Produce a word-for-word copy of the listing below without its pictures.

··········

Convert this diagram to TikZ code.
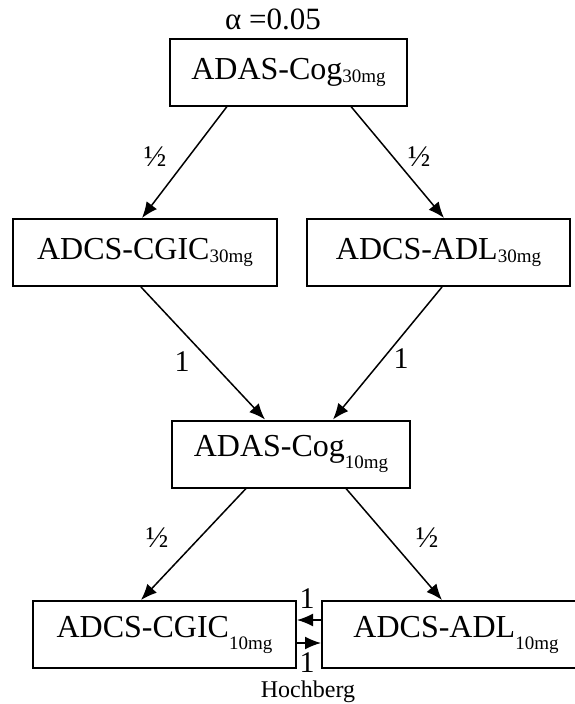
\documentclass[tikz,border=0pt]{standalone}
\usepackage{fontspec}
\setmainfont{Liberation Serif}
\usetikzlibrary{arrows.meta,calc}
\newcommand{\subup}[1]{\raisebox{-3pt}{\fontsize{19}{21}\selectfont #1}}
\newcommand{\subdn}[1]{\raisebox{-12pt}{\fontsize{19}{21}\selectfont #1}}
\begin{document}
\begin{tikzpicture}[x=1pt,y=-1pt,
  box/.style={draw, line width=2pt, minimum height=67pt, inner sep=0pt, font=\fontsize{32}{38}\selectfont},
  arr/.style={-{Latex[length=16pt,width=13pt]}, line width=1.5pt},
  wt/.style={inner sep=0pt, font=\fontsize{30}{34}\selectfont}]
\useasboundingbox (0,0) rectangle (575,704);
\node[font=\fontsize{31}{36}\selectfont] (alpha) at (273,19) {α =0.05};
\node[box, minimum width=237pt] (cog30) at (288.5,72) {ADAS-Cog\subup{30mg}};
\node[box, minimum width=264pt] (cgic30) at (145,252.5) {ADCS-CGIC\subup{30mg}};
\node[box, minimum width=263pt] (adl30) at (438.5,252.5) {ADCS-ADL\subup{30mg}};
\node[box, minimum width=238pt] (cog10) at (291,454) {ADAS-Cog\subdn{10mg}};
\node[box, minimum width=263pt] (cgic10) at (164.5,634.5) {ADCS-CGIC\subdn{10mg}};
\node[box, minimum width=268pt] (adl10) at (456,634.5) {ADCS-ADL\subdn{10mg}};
% weights
\node[wt] (w0) at (155,157) {½};
\node[wt] (w1) at (419,157) {½};
\node[wt] (w2) at (182,362) {1};
\node[wt] (w3) at (401,359) {1};
\node[wt] (w4) at (157,538) {½};
\node[wt] (w5) at (427,538) {½};
\node[wt] (w6) at (307,599) {1};
\node[wt] (w7) at (307,663) {1};
\node[inner sep=0pt, font=\fontsize{24}{28}\selectfont] (hoch) at (308,692) {Hochberg};
% edges
\draw[arr] ($(cog30.south west)+(58,0)$) -- ($(cgic30.north west)+(130,0)$);
\draw[arr] ($(cog30.south west)+(182,0)$) -- ($(adl30.north west)+(138,0)$);
\draw[arr] ($(cgic30.south west)+(129,0)$) -- ($(cog10.north west)+(94,0)$);
\draw[arr] ($(adl30.south west)+(136,0)$) -- ($(cog10.north west)+(162,0)$);
\draw[arr] ($(cog10.south west)+(75,0)$) -- ($(cgic10.north west)+(109,0)$);
\draw[arr] ($(cog10.south west)+(175,0)$) -- ($(adl10.north west)+(121,0)$);
\draw[arr] ($(adl10.west)+(0,-14.5)$) -- ($(cgic10.east)+(0,-14.5)$);
\draw[arr] ($(cgic10.east)+(0,8.5)$) -- ($(adl10.west)+(0,8.5)$);
\end{tikzpicture}
\end{document}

··········

**Output of the exercise**
Convert this diagram to TikZ code.
\documentclass[tikz,border=0pt]{standalone}
\usepackage{fontspec}
\setmainfont{Liberation Serif}
\usetikzlibrary{arrows.meta,calc}
\newcommand{\subup}[1]{\raisebox{-3pt}{\fontsize{19}{21}\selectfont #1}}
\newcommand{\subdn}[1]{\raisebox{-12pt}{\fontsize{19}{21}\selectfont #1}}
\begin{document}
\begin{tikzpicture}[x=1pt,y=-1pt,
  box/.style={draw, line width=2pt, minimum height=67pt, inner sep=0pt, font=\fontsize{32}{38}\selectfont},
  arr/.style={-{Latex[length=16pt,width=13pt]}, line width=1.5pt},
  wt/.style={inner sep=0pt, font=\fontsize{30}{34}\selectfont}]
\useasboundingbox (0,0) rectangle (575,704);
\node[font=\fontsize{31}{36}\selectfont] (alpha) at (273,19) {α =0.05};
\node[box, minimum width=237pt] (cog30) at (288.5,72) {ADAS-Cog\subup{30mg}};
\node[box, minimum width=264pt] (cgic30) at (145,252.5) {ADCS-CGIC\subup{30mg}};
\node[box, minimum width=263pt] (adl30) at (438.5,252.5) {ADCS-ADL\subup{30mg}};
\node[box, minimum width=238pt] (cog10) at (291,454) {ADAS-Cog\subdn{10mg}};
\node[box, minimum width=263pt] (cgic10) at (164.5,634.5) {ADCS-CGIC\subdn{10mg}};
\node[box, minimum width=268pt] (adl10) at (456,634.5) {ADCS-ADL\subdn{10mg}};
% weights
\node[wt] (w0) at (155,157) {½};
\node[wt] (w1) at (419,157) {½};
\node[wt] (w2) at (182,362) {1};
\node[wt] (w3) at (401,359) {1};
\node[wt] (w4) at (157,538) {½};
\node[wt] (w5) at (427,538) {½};
\node[wt] (w6) at (307,599) {1};
\node[wt] (w7) at (307,663) {1};
\node[inner sep=0pt, font=\fontsize{24}{28}\selectfont] (hoch) at (308,692) {Hochberg};
% edges
\draw[arr] ($(cog30.south west)+(58,0)$) -- ($(cgic30.north west)+(130,0)$);
\draw[arr] ($(cog30.south west)+(182,0)$) -- ($(adl30.north west)+(138,0)$);
\draw[arr] ($(cgic30.south west)+(129,0)$) -- ($(cog10.north west)+(94,0)$);
\draw[arr] ($(adl30.south west)+(136,0)$) -- ($(cog10.north west)+(162,0)$);
\draw[arr] ($(cog10.south west)+(75,0)$) -- ($(cgic10.north west)+(109,0)$);
\draw[arr] ($(cog10.south west)+(175,0)$) -- ($(adl10.north west)+(121,0)$);
\draw[arr] ($(adl10.west)+(0,-14.5)$) -- ($(cgic10.east)+(0,-14.5)$);
\draw[arr] ($(cgic10.east)+(0,8.5)$) -- ($(adl10.west)+(0,8.5)$);
\end{tikzpicture}
\end{document}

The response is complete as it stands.